Now that I have experienced the Tour Divide, I am helpless.  Even though the experience washed away the romance of it all, I find myself constantly flashing back to the route. At any point in the day, my thoughts drift through patchwork memories: standing somewhere between Salida and Hartsel with my loaded bike leaning heavy against my leg; navigating patches of snowmelt along Brazzos Ridge. I am constantly reliving a looped film reel of half recollections and disconnected images: sun on cracked lips; flat coke from a bottle buried in my frame bag; the inexplicable presence of a heart-shaped car hood rusting in the middle of the Great Basin; a road ahead that infinitely unspools into the distance beneath an equally vast cloud mottled sky; the lights of Tomichi Trading Post twinkling in a sea of black; the despair and magnificence of Wamsutter; that dazzling, otherworldly hub of incongruity which, after a day of crawling into a soul crushing headwind, stood out like a beacon, like the very last surviving spark in a galaxy of dust and desolation. One way or another, I am always present along the GDMR, transfixed by some finite point within its enormous reverie. I even have a collection of saved photographs to make my screensaver, so that at any time during the day, especially during meetings, I can lose myself in some part of the route.

I think about the Tour Divide a lot. I think about it and I think about why I am thinking about it so much.

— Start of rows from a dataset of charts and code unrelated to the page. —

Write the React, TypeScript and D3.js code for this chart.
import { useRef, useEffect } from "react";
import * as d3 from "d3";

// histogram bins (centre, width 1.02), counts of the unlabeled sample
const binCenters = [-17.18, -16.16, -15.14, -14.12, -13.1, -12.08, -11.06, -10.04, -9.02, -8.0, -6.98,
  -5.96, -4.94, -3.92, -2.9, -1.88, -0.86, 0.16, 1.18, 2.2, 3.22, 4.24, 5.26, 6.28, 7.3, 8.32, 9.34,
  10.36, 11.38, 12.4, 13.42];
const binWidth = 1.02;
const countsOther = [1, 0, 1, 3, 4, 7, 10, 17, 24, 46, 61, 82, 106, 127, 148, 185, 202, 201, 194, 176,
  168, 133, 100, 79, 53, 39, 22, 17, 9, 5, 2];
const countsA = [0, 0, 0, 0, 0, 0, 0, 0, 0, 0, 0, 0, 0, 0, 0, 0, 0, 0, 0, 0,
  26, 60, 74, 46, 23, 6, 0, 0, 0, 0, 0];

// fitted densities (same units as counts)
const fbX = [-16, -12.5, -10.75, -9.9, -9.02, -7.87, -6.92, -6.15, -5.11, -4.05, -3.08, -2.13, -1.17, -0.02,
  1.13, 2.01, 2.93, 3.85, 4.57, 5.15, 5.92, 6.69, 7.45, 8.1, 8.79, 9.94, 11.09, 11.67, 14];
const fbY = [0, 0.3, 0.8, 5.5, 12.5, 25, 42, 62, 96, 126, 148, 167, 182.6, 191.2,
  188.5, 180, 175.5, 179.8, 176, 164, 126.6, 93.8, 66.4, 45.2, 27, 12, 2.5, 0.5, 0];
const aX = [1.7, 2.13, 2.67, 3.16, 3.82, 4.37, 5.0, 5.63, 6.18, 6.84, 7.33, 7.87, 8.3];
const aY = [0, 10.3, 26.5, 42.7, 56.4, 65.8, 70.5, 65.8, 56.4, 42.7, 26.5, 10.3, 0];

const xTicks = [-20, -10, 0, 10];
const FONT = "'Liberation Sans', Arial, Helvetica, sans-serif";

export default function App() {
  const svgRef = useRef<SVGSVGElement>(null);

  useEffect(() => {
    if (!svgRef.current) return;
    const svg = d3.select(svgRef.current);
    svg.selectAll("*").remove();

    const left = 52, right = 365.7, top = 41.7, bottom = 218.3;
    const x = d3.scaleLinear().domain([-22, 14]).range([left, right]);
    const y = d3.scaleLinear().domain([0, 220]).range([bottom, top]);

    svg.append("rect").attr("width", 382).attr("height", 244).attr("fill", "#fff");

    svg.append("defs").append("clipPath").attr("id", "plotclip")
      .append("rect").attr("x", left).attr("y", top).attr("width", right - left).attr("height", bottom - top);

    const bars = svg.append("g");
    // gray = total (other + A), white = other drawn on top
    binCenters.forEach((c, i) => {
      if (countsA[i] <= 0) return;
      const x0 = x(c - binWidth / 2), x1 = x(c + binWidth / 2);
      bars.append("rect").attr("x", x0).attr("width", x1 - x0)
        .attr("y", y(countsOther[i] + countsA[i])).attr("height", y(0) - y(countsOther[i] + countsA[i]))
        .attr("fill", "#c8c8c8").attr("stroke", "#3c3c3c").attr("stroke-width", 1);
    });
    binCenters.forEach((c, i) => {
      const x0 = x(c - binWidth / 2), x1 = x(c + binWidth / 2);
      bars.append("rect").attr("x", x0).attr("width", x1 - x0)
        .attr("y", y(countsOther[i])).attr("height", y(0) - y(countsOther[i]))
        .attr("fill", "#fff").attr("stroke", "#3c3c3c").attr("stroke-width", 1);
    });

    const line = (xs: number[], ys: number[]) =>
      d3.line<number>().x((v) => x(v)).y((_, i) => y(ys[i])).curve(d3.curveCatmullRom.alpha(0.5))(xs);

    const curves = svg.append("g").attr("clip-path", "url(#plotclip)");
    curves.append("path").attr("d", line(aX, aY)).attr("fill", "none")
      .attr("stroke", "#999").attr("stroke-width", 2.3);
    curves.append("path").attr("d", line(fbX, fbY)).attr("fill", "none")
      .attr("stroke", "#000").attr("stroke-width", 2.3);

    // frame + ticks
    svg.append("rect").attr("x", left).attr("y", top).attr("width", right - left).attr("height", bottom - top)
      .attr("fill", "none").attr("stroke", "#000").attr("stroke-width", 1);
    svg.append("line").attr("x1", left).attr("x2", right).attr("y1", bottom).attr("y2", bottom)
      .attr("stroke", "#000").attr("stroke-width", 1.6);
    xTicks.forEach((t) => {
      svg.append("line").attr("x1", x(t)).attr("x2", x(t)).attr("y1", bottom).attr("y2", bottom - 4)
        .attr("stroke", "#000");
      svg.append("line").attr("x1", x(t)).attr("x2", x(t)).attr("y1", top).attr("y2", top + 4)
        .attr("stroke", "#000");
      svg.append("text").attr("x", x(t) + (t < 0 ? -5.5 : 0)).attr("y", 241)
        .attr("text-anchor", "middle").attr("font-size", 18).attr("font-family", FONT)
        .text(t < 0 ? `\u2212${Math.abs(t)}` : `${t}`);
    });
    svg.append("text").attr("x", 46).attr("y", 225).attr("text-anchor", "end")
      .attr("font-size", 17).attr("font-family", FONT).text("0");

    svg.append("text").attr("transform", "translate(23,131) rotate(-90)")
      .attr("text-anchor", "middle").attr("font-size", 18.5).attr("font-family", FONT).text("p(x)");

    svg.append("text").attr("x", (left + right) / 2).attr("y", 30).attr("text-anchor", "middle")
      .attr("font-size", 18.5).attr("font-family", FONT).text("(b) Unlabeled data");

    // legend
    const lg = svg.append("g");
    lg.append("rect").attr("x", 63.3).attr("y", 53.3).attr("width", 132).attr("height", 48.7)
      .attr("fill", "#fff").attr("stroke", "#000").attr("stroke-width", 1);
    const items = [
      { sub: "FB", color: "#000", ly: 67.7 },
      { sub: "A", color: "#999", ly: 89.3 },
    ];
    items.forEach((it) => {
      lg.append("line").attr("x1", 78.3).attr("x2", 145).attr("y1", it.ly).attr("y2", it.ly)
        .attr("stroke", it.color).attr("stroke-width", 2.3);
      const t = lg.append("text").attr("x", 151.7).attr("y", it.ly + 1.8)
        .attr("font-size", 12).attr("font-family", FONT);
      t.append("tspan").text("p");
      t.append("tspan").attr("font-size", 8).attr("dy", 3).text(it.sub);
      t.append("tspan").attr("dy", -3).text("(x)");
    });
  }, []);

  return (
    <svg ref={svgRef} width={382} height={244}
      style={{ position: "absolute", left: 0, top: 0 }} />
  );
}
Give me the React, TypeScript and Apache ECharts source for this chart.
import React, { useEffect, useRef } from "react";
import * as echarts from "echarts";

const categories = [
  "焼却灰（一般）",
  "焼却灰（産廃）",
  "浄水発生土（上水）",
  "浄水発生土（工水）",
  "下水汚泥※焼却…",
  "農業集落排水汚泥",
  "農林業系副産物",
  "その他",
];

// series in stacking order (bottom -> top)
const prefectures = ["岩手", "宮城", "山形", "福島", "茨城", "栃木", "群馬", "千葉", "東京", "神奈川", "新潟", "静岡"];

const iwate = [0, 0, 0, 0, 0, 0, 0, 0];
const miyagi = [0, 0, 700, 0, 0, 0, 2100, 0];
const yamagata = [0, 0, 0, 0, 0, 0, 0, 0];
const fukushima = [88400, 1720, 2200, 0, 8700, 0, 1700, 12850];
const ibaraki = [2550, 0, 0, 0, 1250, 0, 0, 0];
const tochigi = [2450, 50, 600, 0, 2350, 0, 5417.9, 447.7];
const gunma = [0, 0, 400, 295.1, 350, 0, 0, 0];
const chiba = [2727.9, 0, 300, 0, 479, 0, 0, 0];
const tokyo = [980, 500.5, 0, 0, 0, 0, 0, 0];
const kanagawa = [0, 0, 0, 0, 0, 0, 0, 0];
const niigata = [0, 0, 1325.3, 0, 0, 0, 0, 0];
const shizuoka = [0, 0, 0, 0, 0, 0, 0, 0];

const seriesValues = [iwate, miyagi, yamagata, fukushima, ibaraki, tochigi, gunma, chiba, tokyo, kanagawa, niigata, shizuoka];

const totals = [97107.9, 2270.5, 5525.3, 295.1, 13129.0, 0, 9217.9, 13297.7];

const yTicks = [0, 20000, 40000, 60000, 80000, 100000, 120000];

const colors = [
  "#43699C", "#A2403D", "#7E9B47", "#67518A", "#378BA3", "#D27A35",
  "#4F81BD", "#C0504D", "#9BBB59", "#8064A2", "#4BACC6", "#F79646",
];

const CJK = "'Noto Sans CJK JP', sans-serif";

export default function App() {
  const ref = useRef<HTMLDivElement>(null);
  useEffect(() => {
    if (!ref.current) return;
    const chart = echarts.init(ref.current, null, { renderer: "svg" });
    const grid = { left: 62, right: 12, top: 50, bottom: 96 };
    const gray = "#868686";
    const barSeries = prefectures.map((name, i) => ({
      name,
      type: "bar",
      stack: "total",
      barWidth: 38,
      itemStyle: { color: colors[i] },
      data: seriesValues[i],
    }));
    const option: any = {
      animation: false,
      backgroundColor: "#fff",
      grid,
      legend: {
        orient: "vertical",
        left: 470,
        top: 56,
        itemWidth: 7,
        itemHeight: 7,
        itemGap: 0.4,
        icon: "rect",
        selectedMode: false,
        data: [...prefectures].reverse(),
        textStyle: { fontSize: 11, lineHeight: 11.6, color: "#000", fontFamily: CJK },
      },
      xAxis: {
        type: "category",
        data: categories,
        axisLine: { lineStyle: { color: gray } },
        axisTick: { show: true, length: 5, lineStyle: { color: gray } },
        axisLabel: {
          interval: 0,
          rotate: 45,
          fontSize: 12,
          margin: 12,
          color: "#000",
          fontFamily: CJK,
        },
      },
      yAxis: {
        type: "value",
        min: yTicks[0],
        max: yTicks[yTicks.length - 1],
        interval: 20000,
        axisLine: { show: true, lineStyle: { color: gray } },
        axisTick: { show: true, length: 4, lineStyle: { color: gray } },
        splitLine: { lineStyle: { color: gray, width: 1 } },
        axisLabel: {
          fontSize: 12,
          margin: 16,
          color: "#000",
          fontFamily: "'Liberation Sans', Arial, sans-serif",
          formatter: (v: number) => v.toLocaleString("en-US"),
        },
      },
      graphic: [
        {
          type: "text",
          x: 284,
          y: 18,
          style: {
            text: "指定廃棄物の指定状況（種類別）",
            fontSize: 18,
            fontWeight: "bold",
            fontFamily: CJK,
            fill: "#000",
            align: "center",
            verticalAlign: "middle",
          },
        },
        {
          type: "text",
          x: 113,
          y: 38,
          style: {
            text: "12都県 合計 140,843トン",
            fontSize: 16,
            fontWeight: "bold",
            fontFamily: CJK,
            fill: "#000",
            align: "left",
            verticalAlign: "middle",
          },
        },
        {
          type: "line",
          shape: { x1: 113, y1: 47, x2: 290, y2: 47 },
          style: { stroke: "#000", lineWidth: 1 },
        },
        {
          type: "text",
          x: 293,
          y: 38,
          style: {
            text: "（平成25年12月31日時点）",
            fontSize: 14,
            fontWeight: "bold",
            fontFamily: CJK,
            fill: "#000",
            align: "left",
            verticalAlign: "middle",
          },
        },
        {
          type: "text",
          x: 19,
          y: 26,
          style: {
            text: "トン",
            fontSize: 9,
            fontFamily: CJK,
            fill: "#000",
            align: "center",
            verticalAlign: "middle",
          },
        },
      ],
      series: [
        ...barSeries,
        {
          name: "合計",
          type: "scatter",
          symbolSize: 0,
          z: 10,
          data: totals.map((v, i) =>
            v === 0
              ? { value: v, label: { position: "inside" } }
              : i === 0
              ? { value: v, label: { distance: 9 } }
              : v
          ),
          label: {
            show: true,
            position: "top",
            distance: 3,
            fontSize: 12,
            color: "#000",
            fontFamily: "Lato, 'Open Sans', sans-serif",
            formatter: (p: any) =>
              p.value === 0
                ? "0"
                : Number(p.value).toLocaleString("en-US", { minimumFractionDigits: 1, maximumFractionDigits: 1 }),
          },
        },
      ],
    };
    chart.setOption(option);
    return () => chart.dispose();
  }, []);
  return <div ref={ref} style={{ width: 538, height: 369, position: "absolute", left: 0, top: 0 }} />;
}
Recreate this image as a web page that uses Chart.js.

The way it lingers. Either I am trying to unravel a myth in the hopes of finding myself somewhere within it or just making a bigger deal of it all because chalking it up to hive-fives, teeth gnashing grit and stoke just seems disingenuous. Or maybe, it doesn’t matter at all and it is just rooted in me because I couldn’t finish and am unrequited; because I’ve left something out there on the Great Divide and it sits exposed on some ridgeline like that heart-shaped hood, incomplete and waiting.  What I do know is that while I was out there, I felt a depth of meaning that just doesn’t exist for me anywhere else because it shouldn’t.

Since returning home, I am constantly working the memories over, trying to recall the totality of my experience and give it coherent shape so that I don’t lose some and then all of it. I keep writing up this report, but I can’t finish. It is as if I am endlessly mending a loose knit stitch in order to prevent the fabric from losing its shape. I sift and sort and shuffle and try to cord the memories so that I can wrap my head around it, come to terms with actually traversing notches in the backbone of the continent; comprehend its hard lessons and why it is constantly with me, faintly whispering its secrets like ghosts chanting at the edge of a dream.